Making a Backup and Disaster Recovery system robust, secure and ready for new challenges.
Replibit is a backup & recovery system based on Linux, ZFS (backups), KVM (virtualization) and Python & Angular (backend and web interface). Replibit creates backups from Windows systems and stores multiple copies in both on- and off-site servers so they can be recovered at any time.
Replibit's architecture is quite clever and includes three main components: Agent, Appliance, and Vault. Agent is a small program that is installed on every Windows computer requiring backup. The program automatically generates incremental backup images from the Windows system using Shadow Copy. These backup files are then immediately transferred over the local network to Appliance, a Ubuntu server that allows system administrators to manage backups, mount them as devices, and even initiate a virtualized windows system from any of the backups. As a last resort, backups also get stored on an off-site Ubuntu server called Vault, ensuring that all backup files are accessible even after a complete disaster at the customer's location.
What we've done
When we began this project, we first had to go back into the already exisiting code, understand what it was doing and document it correctly before moving on to developing new features and functionality for the system.

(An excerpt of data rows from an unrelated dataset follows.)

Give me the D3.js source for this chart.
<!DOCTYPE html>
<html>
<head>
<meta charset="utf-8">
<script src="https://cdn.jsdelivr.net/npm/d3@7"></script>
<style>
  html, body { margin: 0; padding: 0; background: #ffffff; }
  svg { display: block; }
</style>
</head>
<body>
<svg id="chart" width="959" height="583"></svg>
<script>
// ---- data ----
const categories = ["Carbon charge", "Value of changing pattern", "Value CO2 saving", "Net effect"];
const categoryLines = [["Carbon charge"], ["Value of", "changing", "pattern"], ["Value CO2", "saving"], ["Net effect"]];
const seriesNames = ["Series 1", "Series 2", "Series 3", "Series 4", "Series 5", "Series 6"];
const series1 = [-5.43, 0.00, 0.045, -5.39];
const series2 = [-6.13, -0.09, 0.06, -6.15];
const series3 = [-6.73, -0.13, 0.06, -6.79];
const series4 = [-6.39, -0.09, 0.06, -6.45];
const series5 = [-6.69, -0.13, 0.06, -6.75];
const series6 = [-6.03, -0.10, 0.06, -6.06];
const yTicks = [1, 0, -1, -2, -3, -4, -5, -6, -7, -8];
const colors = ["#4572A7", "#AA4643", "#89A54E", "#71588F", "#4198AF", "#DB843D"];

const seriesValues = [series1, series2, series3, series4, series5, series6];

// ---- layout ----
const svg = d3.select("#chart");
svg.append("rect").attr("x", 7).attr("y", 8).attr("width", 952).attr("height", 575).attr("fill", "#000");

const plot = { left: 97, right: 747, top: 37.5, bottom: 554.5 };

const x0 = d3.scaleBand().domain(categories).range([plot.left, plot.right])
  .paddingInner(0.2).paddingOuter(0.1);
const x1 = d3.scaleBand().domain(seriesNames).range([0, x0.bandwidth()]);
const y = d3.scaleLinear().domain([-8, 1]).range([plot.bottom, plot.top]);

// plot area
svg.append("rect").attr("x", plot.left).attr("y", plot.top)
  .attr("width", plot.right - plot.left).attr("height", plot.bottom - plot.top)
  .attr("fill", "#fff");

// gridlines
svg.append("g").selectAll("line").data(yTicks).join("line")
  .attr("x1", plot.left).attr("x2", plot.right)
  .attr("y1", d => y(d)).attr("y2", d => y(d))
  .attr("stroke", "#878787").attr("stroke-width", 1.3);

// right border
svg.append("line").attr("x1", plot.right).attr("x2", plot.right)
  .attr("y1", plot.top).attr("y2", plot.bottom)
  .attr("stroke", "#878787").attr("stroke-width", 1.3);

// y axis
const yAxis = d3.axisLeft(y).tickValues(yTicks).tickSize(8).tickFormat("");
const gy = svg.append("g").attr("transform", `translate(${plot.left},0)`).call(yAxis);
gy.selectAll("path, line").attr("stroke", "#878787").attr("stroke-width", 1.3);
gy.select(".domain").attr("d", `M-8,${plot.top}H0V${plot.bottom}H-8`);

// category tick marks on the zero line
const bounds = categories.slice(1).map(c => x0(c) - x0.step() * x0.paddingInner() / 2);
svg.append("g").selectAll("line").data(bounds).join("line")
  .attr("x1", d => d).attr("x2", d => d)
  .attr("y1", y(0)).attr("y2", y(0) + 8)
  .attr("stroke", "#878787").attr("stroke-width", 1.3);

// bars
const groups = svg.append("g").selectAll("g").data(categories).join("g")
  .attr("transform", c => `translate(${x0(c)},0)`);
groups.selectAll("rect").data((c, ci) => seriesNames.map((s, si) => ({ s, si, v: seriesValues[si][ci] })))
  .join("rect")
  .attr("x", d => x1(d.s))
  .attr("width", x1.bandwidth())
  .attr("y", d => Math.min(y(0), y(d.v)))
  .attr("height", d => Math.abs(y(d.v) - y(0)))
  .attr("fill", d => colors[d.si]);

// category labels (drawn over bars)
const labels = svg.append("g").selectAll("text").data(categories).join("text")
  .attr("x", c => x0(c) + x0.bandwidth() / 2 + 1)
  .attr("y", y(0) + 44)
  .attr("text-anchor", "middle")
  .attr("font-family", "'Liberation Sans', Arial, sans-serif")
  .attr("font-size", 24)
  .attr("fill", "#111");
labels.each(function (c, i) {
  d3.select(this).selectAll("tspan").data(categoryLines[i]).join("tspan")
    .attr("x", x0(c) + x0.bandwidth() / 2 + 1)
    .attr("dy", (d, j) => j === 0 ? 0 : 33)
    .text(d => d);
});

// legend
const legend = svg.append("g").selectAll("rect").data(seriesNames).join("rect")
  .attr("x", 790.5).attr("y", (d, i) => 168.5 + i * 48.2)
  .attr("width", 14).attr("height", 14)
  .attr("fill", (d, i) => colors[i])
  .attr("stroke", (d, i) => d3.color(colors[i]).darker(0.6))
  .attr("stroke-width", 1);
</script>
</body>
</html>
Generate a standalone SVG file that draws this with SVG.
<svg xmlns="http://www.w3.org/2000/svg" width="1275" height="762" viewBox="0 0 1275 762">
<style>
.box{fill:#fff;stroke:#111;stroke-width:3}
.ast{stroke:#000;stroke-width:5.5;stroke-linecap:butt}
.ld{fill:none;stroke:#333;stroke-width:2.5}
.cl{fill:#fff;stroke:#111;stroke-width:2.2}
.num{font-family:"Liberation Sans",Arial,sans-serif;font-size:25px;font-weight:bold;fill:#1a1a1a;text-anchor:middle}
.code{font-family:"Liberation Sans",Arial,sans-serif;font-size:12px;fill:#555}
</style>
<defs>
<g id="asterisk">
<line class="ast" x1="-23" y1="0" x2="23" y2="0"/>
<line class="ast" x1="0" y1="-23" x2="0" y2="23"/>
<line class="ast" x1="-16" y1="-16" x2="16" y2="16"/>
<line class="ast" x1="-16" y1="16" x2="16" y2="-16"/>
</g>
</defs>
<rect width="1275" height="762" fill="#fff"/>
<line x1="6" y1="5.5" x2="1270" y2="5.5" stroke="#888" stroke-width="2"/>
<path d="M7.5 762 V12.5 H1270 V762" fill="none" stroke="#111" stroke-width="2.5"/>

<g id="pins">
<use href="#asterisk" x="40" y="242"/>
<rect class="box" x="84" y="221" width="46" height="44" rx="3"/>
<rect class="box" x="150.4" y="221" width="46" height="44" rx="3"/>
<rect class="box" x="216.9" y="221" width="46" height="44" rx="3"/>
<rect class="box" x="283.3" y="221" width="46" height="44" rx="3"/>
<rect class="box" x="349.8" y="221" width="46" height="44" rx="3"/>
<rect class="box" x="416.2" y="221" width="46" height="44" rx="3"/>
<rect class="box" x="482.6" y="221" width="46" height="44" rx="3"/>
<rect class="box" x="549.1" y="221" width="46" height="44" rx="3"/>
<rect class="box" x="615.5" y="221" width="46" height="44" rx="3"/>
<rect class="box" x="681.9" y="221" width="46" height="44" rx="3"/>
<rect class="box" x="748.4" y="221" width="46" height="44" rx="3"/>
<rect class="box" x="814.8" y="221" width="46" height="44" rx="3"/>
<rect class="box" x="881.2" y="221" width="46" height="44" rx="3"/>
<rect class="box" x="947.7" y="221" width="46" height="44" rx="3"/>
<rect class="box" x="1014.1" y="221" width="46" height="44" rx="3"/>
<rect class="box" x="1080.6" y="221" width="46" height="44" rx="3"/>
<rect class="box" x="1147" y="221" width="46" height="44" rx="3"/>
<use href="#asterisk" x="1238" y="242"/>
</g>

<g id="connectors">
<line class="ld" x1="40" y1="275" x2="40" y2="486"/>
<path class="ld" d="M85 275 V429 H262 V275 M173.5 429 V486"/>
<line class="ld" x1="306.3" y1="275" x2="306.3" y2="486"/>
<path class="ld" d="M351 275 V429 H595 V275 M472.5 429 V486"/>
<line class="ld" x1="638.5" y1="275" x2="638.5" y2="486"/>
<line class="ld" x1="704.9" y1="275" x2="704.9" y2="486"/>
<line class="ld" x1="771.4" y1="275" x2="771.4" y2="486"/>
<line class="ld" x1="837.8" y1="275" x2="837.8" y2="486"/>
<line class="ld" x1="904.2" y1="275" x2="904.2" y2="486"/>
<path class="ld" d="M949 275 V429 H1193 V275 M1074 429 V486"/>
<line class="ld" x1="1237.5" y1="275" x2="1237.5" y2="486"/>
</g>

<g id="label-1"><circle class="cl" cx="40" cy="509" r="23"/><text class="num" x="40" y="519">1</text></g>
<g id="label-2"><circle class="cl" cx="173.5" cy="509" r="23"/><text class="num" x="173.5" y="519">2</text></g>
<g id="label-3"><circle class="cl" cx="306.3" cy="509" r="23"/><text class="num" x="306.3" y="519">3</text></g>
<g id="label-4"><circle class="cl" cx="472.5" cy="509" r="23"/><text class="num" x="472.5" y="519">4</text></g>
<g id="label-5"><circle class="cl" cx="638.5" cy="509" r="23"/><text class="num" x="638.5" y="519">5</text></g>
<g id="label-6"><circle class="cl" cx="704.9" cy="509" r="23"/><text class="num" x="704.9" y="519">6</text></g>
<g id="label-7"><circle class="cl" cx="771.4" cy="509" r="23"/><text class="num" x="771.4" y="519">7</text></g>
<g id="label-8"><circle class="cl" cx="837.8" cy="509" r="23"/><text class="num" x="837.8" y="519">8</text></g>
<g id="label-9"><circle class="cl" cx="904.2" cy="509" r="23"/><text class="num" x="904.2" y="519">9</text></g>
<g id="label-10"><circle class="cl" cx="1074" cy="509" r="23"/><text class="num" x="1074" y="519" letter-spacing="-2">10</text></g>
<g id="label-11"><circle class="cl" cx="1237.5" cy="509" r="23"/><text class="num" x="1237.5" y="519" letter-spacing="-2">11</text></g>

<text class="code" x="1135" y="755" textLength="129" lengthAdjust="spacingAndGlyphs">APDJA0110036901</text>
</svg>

As a first step, we had to figure out how the existing code worked. To accomplish this, we installed the system locally and monitored the browser's network activity to discover backend endpoints.
On the Linux side, we had to find out what application was listening at port 80 and from there, go all the way up the ZFS commands called from Python to see which lines of code actually performed the file system operations on the server.
We were able to piece together a general picture of how the system was structured which allowed us to move forward with added functionality.
An independent security consultancy found a few security issues that needed to be fixed. Since Replibit software updates itself, introducing a bug in the update phase would result in thousands of servers being unable to function and a big problem for support and system administrators. We were able to rid the program of all security pain points thereby making the updating and installation process powerful and robust.
Modern Windows systems come with GPT instead of MBR. MBR allowed us to address only 2TB of disk size. Replibit’s agent was coded in C++ and was able to receive backups of any size but the virtualization technique used by Replibit was unprepared to boot disks larger than 2TB. On backup file mounting, fuse would execute code creating the MBR needed by the virtualize system in order to boot.
Since there was no code for GPT, booting these backups was impossible. This type of feature is extremely difficult to test, since it requires booting a Virtual Machine many times and reviewing byte-by-byte code with absolutely no documentation or help from any other party.
We also helped Reblibit with the following:
- Continued development of a FUSE File System for BDR (Backup Disaster Recovery) that automatically transforms non-bootable device snapshots in exact drive images from the original machine (C++).
- Worked on the frontend and the backend of the application based on Flask, Twisted, Nginx and Python.
- Provided highest level of support to customers assessing data loss and data recovery options.
- Code reviewed the system, while security assessing the application to solve any security issues.
- Overview ZFS issues, data loss, and data migration.
- Created a UEFI Agent Service to allow virtualization on new systems.
- Amazon Web Services
When Replibit reached out to us, they had no development process and the source code was not secure. There was no code repository, no way of tracking down changes and nobody to ask.
By the end of the project, Replibit had a code repository, correctly tagged with releases and a sturdy development process designed to match their needs regarding new features and bug fixing. Their update process had become robust and functional, and many critical features and fixes were in place, allowing them to be acquired by eFolder and continue on today as a trusted solution for system administrators.